In this week’s column, you were giving only one example of an opportunity TNA has had to change the landscape of their product and produce a true wrestling alternative to the WWE’s practice of favoritism, nepotism, and egotism. For anyone who has followed TNA long enough, you know this isn’t the only example. There are others. In a world where we are desperate for competition, we easily embrace those who stumble into positions of power. I have said many times in this column that TNA’s success may actually be based more on WWE’s incompetence than on quality of the TNA product.
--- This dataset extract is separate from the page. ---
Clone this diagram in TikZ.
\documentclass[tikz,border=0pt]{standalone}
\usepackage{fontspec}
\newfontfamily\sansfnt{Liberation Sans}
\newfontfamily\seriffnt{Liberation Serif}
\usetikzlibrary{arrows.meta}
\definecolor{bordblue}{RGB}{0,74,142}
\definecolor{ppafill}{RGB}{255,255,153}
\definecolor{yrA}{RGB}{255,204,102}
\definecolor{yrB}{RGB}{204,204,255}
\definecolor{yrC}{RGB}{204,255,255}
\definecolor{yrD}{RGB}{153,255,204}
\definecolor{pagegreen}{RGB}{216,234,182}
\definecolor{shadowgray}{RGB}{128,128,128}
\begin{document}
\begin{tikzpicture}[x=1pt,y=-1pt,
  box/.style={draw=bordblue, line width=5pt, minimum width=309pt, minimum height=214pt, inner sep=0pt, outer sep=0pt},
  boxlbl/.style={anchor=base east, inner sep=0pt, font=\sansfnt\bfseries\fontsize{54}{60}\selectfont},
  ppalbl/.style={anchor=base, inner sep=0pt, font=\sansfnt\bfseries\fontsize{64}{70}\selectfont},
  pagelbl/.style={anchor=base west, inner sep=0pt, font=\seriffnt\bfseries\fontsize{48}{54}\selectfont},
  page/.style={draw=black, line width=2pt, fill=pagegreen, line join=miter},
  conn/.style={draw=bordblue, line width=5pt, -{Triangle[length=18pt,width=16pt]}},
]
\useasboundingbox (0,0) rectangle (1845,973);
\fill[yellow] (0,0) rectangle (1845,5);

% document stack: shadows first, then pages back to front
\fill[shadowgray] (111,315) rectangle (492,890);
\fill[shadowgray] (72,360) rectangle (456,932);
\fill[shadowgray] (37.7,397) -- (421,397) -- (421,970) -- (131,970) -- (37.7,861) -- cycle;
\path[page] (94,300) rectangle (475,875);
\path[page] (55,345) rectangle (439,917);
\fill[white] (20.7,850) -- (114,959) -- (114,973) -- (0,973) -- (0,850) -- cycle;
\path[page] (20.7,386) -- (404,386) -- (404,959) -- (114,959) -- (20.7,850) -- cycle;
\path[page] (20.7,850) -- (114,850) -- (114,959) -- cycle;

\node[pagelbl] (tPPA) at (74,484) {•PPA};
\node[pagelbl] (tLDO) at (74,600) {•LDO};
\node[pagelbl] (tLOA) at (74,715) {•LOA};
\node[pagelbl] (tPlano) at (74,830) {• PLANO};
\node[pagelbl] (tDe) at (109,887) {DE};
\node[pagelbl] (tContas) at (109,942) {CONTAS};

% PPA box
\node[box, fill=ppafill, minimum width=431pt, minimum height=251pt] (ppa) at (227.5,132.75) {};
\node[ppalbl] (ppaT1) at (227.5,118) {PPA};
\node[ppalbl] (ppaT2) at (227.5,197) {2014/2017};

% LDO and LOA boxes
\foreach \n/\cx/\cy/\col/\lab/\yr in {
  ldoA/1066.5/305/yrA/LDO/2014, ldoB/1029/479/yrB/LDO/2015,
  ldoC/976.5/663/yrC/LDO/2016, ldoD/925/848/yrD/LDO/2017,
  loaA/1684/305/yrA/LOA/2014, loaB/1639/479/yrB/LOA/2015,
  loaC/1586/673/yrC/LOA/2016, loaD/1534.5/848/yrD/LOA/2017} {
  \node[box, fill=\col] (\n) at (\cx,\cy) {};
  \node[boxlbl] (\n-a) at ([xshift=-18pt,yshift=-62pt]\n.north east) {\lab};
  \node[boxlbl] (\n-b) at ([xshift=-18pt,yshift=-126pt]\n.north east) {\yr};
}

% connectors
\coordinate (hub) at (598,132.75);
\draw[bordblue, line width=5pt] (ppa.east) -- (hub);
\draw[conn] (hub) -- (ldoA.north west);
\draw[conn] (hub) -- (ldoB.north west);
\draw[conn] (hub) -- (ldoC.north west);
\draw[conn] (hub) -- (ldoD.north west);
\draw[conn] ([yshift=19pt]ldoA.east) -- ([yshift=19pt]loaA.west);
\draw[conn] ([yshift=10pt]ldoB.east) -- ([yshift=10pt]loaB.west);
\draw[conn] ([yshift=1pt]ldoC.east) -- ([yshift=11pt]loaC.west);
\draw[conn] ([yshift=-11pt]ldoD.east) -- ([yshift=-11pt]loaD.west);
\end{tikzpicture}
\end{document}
The truth is that WWE is not nearly as incompetent as they are lazy. WWE knows how to put on a good wrestling show. They simply don’t. Meanwhile, TNA has all the tools to build a good wrestling show, and a strong alternative to the WWE product, which, even in its prime, has never entirely been about the in-ring “wrestling”. TNA’s problem isn’t in the tools, though, it’s in how they use them, or, in today’s case, how they weren’t used. Had Rhino been given a longer reign, different contenders, and more faith from the powers that be within TNA to deliver the goods, TNA, and wrestling itself, could be a much different place. The fact of the matter is that he wasn’t given that chance, and now, we’ll never know what might have been.
* TNA claimed that the first 30 minutes of Bound For Glory was going to be free. The free portion of BFG, though, replaced what would normally be TNA’s free PPV pre-show, thus, why I still refer to it as a pre-show. To call it anything else would be insulting to my readers’ intelligence.
** TNA uses the word “Gauntlet” to describe a match similar to WWE’s Royal Rumble, where participants are entered at timed intervals and eliminated only after being tossed over the top rope and having both feet touch the floor. This is not to be confused with more traditional forms of Gauntlet matches. In TNA, a Gauntlet For The Gold usually indicates that the Gauntlet is for a title, or, more commonly, for a title match against the current champion.
*** One of the stipulations of the Monster’s Ball match is that all the participants are supposedly placed into lockdown for 24 hours prior to the match, without food, water, or light. This stipulation, like many gimmick-match stipulations, is not necessarily strictly adhered to. This may go to explain why Rhino, who should still have been under lockdown at the time, gored Raven during the pre-show.
**** This was before TNA had officially signed Christian Cage to a contract. Sting and Scott Steiner would not join TNA until 2006.